There are five "prime" birding areas within a 15 mile radius of my home. "Prime" is defined as those places within easy walking or driving and then walking distances of my home. And it is within three of those areas that I have seen and photographed 104 species of birds in 20 years.
As years tick by, and I've had to come to grips with well, age, I've adjusted to weather conditions and my abilities to hike what has become rough terrain. In other words, the six to 10 mile hikes in the foothills are things of the past. Over the past five years, I've gone over archives and notes to find what birds (lizards, snakes, and even wildflowers) can be found at lower elevations and with as few steep trails, having found that 3-5% grades are maximum. And then I have to take migration and seasonal changes. There will be no more hikes in 100+ temperatures, BUT I can still walk the two miles to the swamp and withstand 106 degrees if I just remember to wear a hat, take water, drink water (when I'm in "the zone" in THE Odonata grotto, I sometimes ... often forget to drink as well as remember that there's two miles to walk to get back home), and take the extra battery.
So. Twenty years ago, when I discovered my first California Quail, American Kestrel, and Acorn Woodpeckers, I would drive to a "staging" area (used mostly for bicyclists climbing Mt. Diablo from any one of the four directions) and then hike for miles, sometimes in circles, to get any decent capture, and then hike up to six miles as the crow walks. In the process, I would eventually get some pretty good shots - even with a Canon S3IS - and in the process find Southern Alligator Lizards, Western Diamondbacks, and all kinds of "new" species like my first Western Bluebird (the bird that hooked me!) and twice, rarities for this area. The find of a Rock Wren at 900 vertical feet became a 30 day daily expedition over the toughest trail from any direction.
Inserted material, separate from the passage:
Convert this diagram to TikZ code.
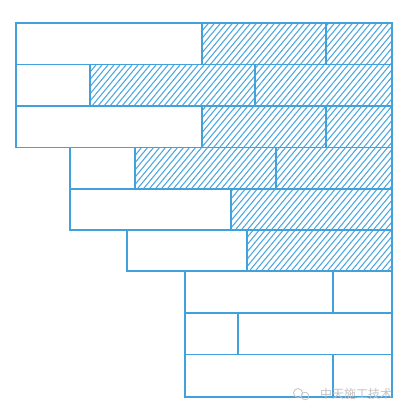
\documentclass[tikz,border=0pt]{standalone}
\usepackage{fontspec}
\newfontfamily\cjkfont{Noto Sans CJK SC}
\definecolor{brick}{RGB}{66,160,218}
\definecolor{hatchc}{RGB}{76,166,224}
\definecolor{wmark}{RGB}{195,195,195}
\tikzset{
  brickbox/.style={draw=brick, line width=1.3pt},
  hatchline/.style={draw=hatchc, line width=1.05pt},
  wmtext/.style={text=wmark, font=\cjkfont\fontsize{12}{12}\selectfont, inner sep=0pt}
}
\begin{document}
\begin{tikzpicture}[x=1pt,y=-1pt]
\useasboundingbox (0,0) rectangle (408,414);
\fill[white] (0,0) rectangle (408,414);
% hatching of the right-hand region
\begin{scope}
  \clip (202,23) -- (392,23) -- (392,271) -- (247,271) -- (247,230) -- (231,230)
        -- (231,189) -- (135,189) -- (135,147.5) -- (202,147.5) -- (202,106)
        -- (90,106) -- (90,64.5) -- (202,64.5) -- cycle;
  \foreach \c in {-150,-144,...,400} {
    \draw[hatchline] (\c,275) -- ({\c+212},19);
  }
\end{scope}
% bricks: row tops 23,64.5,106,147.5,189,230,271,313,354.5 bottom 397
\foreach \ya/\yb/\xa/\xb in {
  23/64.5/16/202, 23/64.5/202/326, 23/64.5/326/392,
  64.5/106/16/90, 64.5/106/90/255, 64.5/106/255/392,
  106/147.5/16/202, 106/147.5/202/326, 106/147.5/326/392,
  147.5/189/70/135, 147.5/189/135/276, 147.5/189/276/392,
  189/230/70/231, 189/230/231/392,
  230/271/127/247, 230/271/247/392,
  271/313/185/333, 271/313/333/392,
  313/354.5/185/238, 313/354.5/238/392,
  354.5/397/185/333, 354.5/397/333/392} {
  \draw[brickbox] (\xa,\ya) rectangle (\xb,\yb);
}
% watermark
\draw[wmark, line width=0.8pt] (298,393) circle[radius=4.5];
\draw[wmark, line width=0.8pt] (305,396) circle[radius=3.8];
\node[wmtext, anchor=west] (wm) at (320,394) {中天施工技术};
\end{tikzpicture}
\end{document}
Twice I became dehydrated, and finally Mother Nature and my heart told me that I wasn't 30 anymore. (I never was, come to think of it.)
I have a visitor from the east (sounds downright mystical, doesn't it) coming tomorrow, and he wants to see his first Acorn Woodpecker. Not the best time of year, but I know where to find "the" woodpecker trees. One route is five miles one way on "hilly" trails, and I've been trying to find another way. Last night, I remembered that at one of my prime birding areas, Old Borges Ranch, I'd ver often heard the "Ratcha, Ratcha, Ratcha" call of the Acorn Woodpecker. (No matter what the guide books or apps say, it is spelled "Ratcha, Ratcha, Ratcha," always capitalized according to the peckers I've talked to.) A short drive, and we could just sit and wait, or we could take a one mile trek to find them and, in the process, the bluebirds, Cooper's hawks, Blacktailed deer, and even the "lowly" but ever-present House Finch. And that is my upload for today.
The House Finch is ubiquitous, estimated at 1.2 billion birds in North America. The maps are incorrect in labeling only parts of Western Canada as "breeding." They're bred in the eaves of my home, and I'm sure that the hundreds of bright red (or orange) males didn't fly down from British Columbia to show me their new suits with which to entice the ladies. Females seem to show appear first, followed by males in a week or two, and courtship begins as early as January. It is usually the second bird (the first is the oak titmouse with a huge voice for a three-inch bird) I hear every year. The Oregon Junco will nest third IF we don't have the gangs of crows roosting as they are right now: I counted over 30 or 15 twice just yesterday on my way to find the Cedar Waxwings and Robins at the toyon trees, but the crows have really put them off this year.
This female House finch was just short of my destination of Heather Farm (the swamp). She didn't sing - never does as far as I know - but I saw her and it was the start of my 2020 season or artchives depending on how you look at it in a year. I guess what I'm telling you is that we all have to adapt at some time in our lives. I may not like it, but I've adapted, and am so lucky to be in a birder's paradise, less so with the population doubling and that I cannot adapt to. Anyway, wherever you are, just keep your eyes open and stay alert to the sounds around you, and you may find much more than you've experienced for however long you've been existing if not living. No birds? Have you ever looked at a dragonfly?